━━━━━ Source material

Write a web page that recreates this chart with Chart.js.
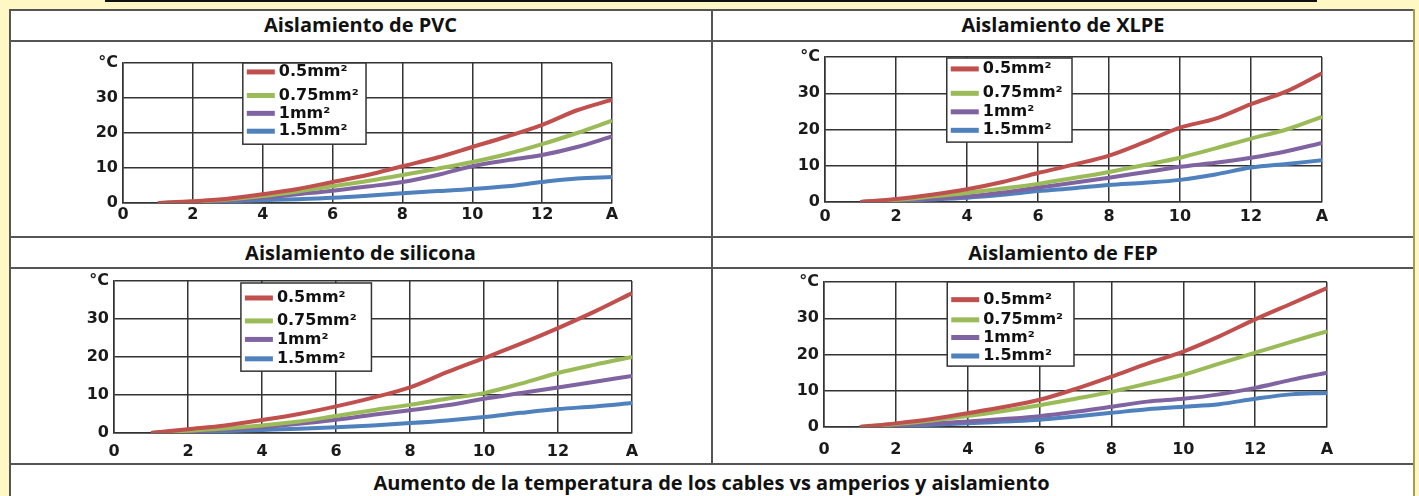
<!DOCTYPE html>
<html>
<head>
<meta charset="utf-8">
<script src="https://cdn.jsdelivr.net/npm/chart.js@4.4.0/dist/chart.umd.min.js"></script>
<style>
  body { margin: 0; background: #fff8c4; width: 1419px; height: 496px; overflow: hidden; position: relative; font-family: "Open Sans", sans-serif; }
  .abs { position: absolute; }
  .hline { position: absolute; height: 2px; background: #555; }
  .vline { position: absolute; width: 2px; background: #555; }
  .head { position: absolute; text-align: center; font-weight: bold; font-size: 20px; line-height: 26px; color: #111; }
  canvas { position: absolute; }
</style>
</head>
<body>
<div class="abs" style="left:105px;top:0;width:1212px;height:2px;background:#111"></div>
<div class="abs" style="left:9px;top:9px;width:1405px;height:500px;background:#fff"></div>
<div class="hline" style="left:9px;top:9px;width:1406px"></div>
<div class="hline" style="left:9px;top:40px;width:1406px"></div>
<div class="hline" style="left:9px;top:236px;width:1406px"></div>
<div class="hline" style="left:9px;top:267px;width:1406px"></div>
<div class="hline" style="left:9px;top:463px;width:1406px"></div>
<div class="vline" style="left:9px;top:9px;height:500px"></div>
<div class="vline" style="left:1413px;top:9px;height:500px;background:#a89a50"></div>
<div class="vline" style="left:711px;top:9px;height:455px"></div>

<div class="head" style="left:9px;top:12px;width:703px">Aislamiento de PVC</div>
<div class="head" style="left:712px;top:12px;width:702px">Aislamiento de XLPE</div>
<div class="head" style="left:9px;top:240px;width:703px">Aislamiento de silicona</div>
<div class="head" style="left:712px;top:240px;width:702px">Aislamiento de FEP</div>
<div class="head" style="left:9px;top:470px;width:1405px">Aumento de la temperatura de los cables vs amperios y aislamiento</div>

<canvas id="pvc" width="574" height="188" style="left:68px;top:43px"></canvas>
<canvas id="xlpe" width="582" height="193" style="left:770px;top:37px"></canvas>
<canvas id="silicona" width="603" height="200" style="left:59px;top:261px"></canvas>
<canvas id="fep" width="588" height="198" style="left:769px;top:262px"></canvas>

<script>
// corriente (A) en el eje x
var amps = [1, 2, 3, 4, 5, 6, 7, 8, 9, 10, 11, 12, 13, 14];
var labels = ['0.5mm²', '0.75mm²', '1mm²', '1.5mm²'];
var colors = ['#c0504d', '#9bbb59', '#8064a2', '#4f81bd'];

// PVC
var pvc05  = [0, 0.5, 1.2, 2.5, 4, 6, 8, 10.5, 13, 16, 19, 22.3, 26.5, 29.5];
var pvc075 = [0, 0.4, 1, 2, 3.3, 4.8, 6.3, 8, 9.8, 11.7, 14, 16.8, 20, 23.5];
var pvc1   = [0, 0.3, 0.8, 1.5, 2.5, 3.5, 4.7, 6, 8, 10.5, 12.2, 13.7, 16, 19];
var pvc15  = [0, 0.2, 0.5, 0.8, 1.1, 1.5, 2.1, 2.8, 3.4, 4, 4.8, 6, 7, 7.4];

// XLPE
var xlpe05  = [0, 0.8, 2, 3.5, 5.5, 8, 10.3, 12.8, 16.5, 20.5, 23, 27, 30.5, 35.5];
var xlpe075 = [0, 0.6, 1.5, 2.5, 3.7, 5, 6.6, 8.3, 10.2, 12.2, 14.8, 17.5, 20, 23.5];
var xlpe1   = [0, 0.4, 0.9, 1.5, 2.6, 4, 5.3, 6.7, 8.2, 9.7, 10.8, 12.2, 14, 16.3];
var xlpe15  = [0, 0.3, 0.7, 1.2, 2, 3, 3.8, 4.7, 5.3, 6.1, 7.6, 9.5, 10.5, 11.5];

// silicona
var sil05  = [0, 1, 2, 3.4, 5, 7, 9.3, 12, 16, 19.7, 23.5, 27.6, 32, 36.8];
var sil075 = [0, 0.6, 1.2, 2, 3, 4.5, 6, 7.4, 9, 10.5, 13, 15.8, 18, 20];
var sil1   = [0, 0.4, 0.9, 1.5, 2.4, 3.5, 4.8, 6, 7.3, 9, 10.5, 12, 13.5, 15];
var sil15  = [0, 0.2, 0.5, 0.8, 1.1, 1.5, 2, 2.6, 3.3, 4.2, 5.3, 6.3, 7, 7.9];

// FEP
var fep05  = [0, 1, 2.2, 3.8, 5.5, 7.5, 10.5, 13.9, 17.5, 20.8, 25, 29.7, 34, 38.3];
var fep075 = [0, 0.8, 1.8, 3, 4.4, 6, 7.8, 9.7, 12, 14.4, 17.5, 20.5, 23.5, 26.4];
var fep1   = [0, 0.5, 1, 1.5, 2.2, 3, 4.2, 5.6, 7, 7.8, 9, 10.8, 13, 15];
var fep15  = [0, 0.3, 0.6, 1, 1.5, 2, 2.9, 3.9, 4.9, 5.6, 6.3, 7.8, 9, 9.4];

Chart.defaults.font.family = '"DejaVu Sans", sans-serif';
Chart.defaults.font.size = 16;
Chart.defaults.font.weight = 'bold';
Chart.defaults.color = '#1a1a1a';

// leyenda en caja dentro del area del grafico
var boxLegend = {
    id: 'boxLegend',
    afterDraw: function (chart) {
        var o = chart.options.plugins.boxLegend;
        var a = chart.chartArea;
        var ctx = chart.ctx;
        var w = a.right - a.left;
        var x = a.left + w * 0.245;
        var bw = w * 0.252;
        var y = a.top + o.top;
        var bh = (a.bottom - a.top) * 0.58;
        ctx.save();
        ctx.fillStyle = '#fff';
        ctx.fillRect(x, y, bw, bh);
        ctx.strokeStyle = '#333';
        ctx.lineWidth = 1.5;
        ctx.strokeRect(x, y, bw, bh);
        ctx.font = 'bold 16px "DejaVu Sans"';
        ctx.textBaseline = 'middle';
        chart.data.datasets.forEach(function (ds, i) {
            var ry = y + bh * o.rows[i];
            ctx.strokeStyle = ds.borderColor;
            ctx.lineWidth = 5;
            ctx.beginPath();
            ctx.moveTo(x + 4, ry);
            ctx.lineTo(x + 32, ry);
            ctx.stroke();
            ctx.fillStyle = '#111';
            ctx.fillText(ds.label, x + 36, ry);
        });
        ctx.restore();
    }
};

function makeChart(id, series, legendTop, rows, xPad, xHeight) {
    var datasets = series.map(function (vals, i) {
        return {
            label: labels[i],
            data: amps.map(function (a, j) { return { x: a, y: vals[j] }; }),
            borderColor: colors[i],
            borderWidth: 4,
            pointRadius: 0,
            cubicInterpolationMode: 'monotone',
            fill: false
        };
    });
    return new Chart(document.getElementById(id).getContext('2d'), {
        type: 'line',
        data: { datasets: datasets },
        plugins: [boxLegend],
        options: {
            responsive: false,
            animation: false,
            layout: { padding: { top: 20, right: 30, left: 0, bottom: 0 } },
            plugins: {
                legend: { display: false },
                tooltip: { enabled: false },
                boxLegend: { top: legendTop, rows: rows }
            },
            scales: {
                x: {
                    type: 'linear', min: 0, max: 14,
                    ticks: { stepSize: 2, padding: xPad, callback: function (v) { return v === 14 ? 'A' : v; } },
                    grid: { color: '#333', lineWidth: 1.5, drawTicks: false },
                    border: { color: '#333', width: 1.5 },
                    afterFit: function (s) { s.height = xHeight; }
                },
                y: {
                    min: 0, max: 40,
                    ticks: { stepSize: 10, padding: 5, callback: function (v) { return v === 40 ? '°C' : v; } },
                    grid: { color: '#333', lineWidth: 1.5, drawTicks: false },
                    border: { color: '#333', width: 1.5 },
                    afterFit: function (s) { s.width = 55; }
                }
            }
        }
    });
}

makeChart('pvc', [pvc05, pvc075, pvc1, pvc15], 0, [0.11, 0.40, 0.62, 0.84], 2, 28);
makeChart('xlpe', [xlpe05, xlpe075, xlpe1, xlpe15], 1, [0.13, 0.42, 0.64, 0.86], 5, 28);
makeChart('silicona', [sil05, sil075, sil1, sil15], 2, [0.17, 0.43, 0.64, 0.86], 9, 28);
makeChart('fep', [fep05, fep075, fep1, fep15], 0, [0.21, 0.45, 0.66, 0.88], 13, 33);
</script>
</body>
</html>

━━━━━━━━━━

**What you have to do:**
Every line from the top of the material above through the line with "amperios y aislamiento</div>" should be duplicated exactly, please; leave out the pictures.

**Reply to the task:**
Write a web page that recreates this chart with Chart.js.
<!DOCTYPE html>
<html>
<head>
<meta charset="utf-8">
<script src="https://cdn.jsdelivr.net/npm/chart.js@4.4.0/dist/chart.umd.min.js"></script>
<style>
  body { margin: 0; background: #fff8c4; width: 1419px; height: 496px; overflow: hidden; position: relative; font-family: "Open Sans", sans-serif; }
  .abs { position: absolute; }
  .hline { position: absolute; height: 2px; background: #555; }
  .vline { position: absolute; width: 2px; background: #555; }
  .head { position: absolute; text-align: center; font-weight: bold; font-size: 20px; line-height: 26px; color: #111; }
  canvas { position: absolute; }
</style>
</head>
<body>
<div class="abs" style="left:105px;top:0;width:1212px;height:2px;background:#111"></div>
<div class="abs" style="left:9px;top:9px;width:1405px;height:500px;background:#fff"></div>
<div class="hline" style="left:9px;top:9px;width:1406px"></div>
<div class="hline" style="left:9px;top:40px;width:1406px"></div>
<div class="hline" style="left:9px;top:236px;width:1406px"></div>
<div class="hline" style="left:9px;top:267px;width:1406px"></div>
<div class="hline" style="left:9px;top:463px;width:1406px"></div>
<div class="vline" style="left:9px;top:9px;height:500px"></div>
<div class="vline" style="left:1413px;top:9px;height:500px;background:#a89a50"></div>
<div class="vline" style="left:711px;top:9px;height:455px"></div>

<div class="head" style="left:9px;top:12px;width:703px">Aislamiento de PVC</div>
<div class="head" style="left:712px;top:12px;width:702px">Aislamiento de XLPE</div>
<div class="head" style="left:9px;top:240px;width:703px">Aislamiento de silicona</div>
<div class="head" style="left:712px;top:240px;width:702px">Aislamiento de FEP</div>
<div class="head" style="left:9px;top:470px;width:1405px">Aumento de la temperatura de los cables vs amperios y aislamiento</div>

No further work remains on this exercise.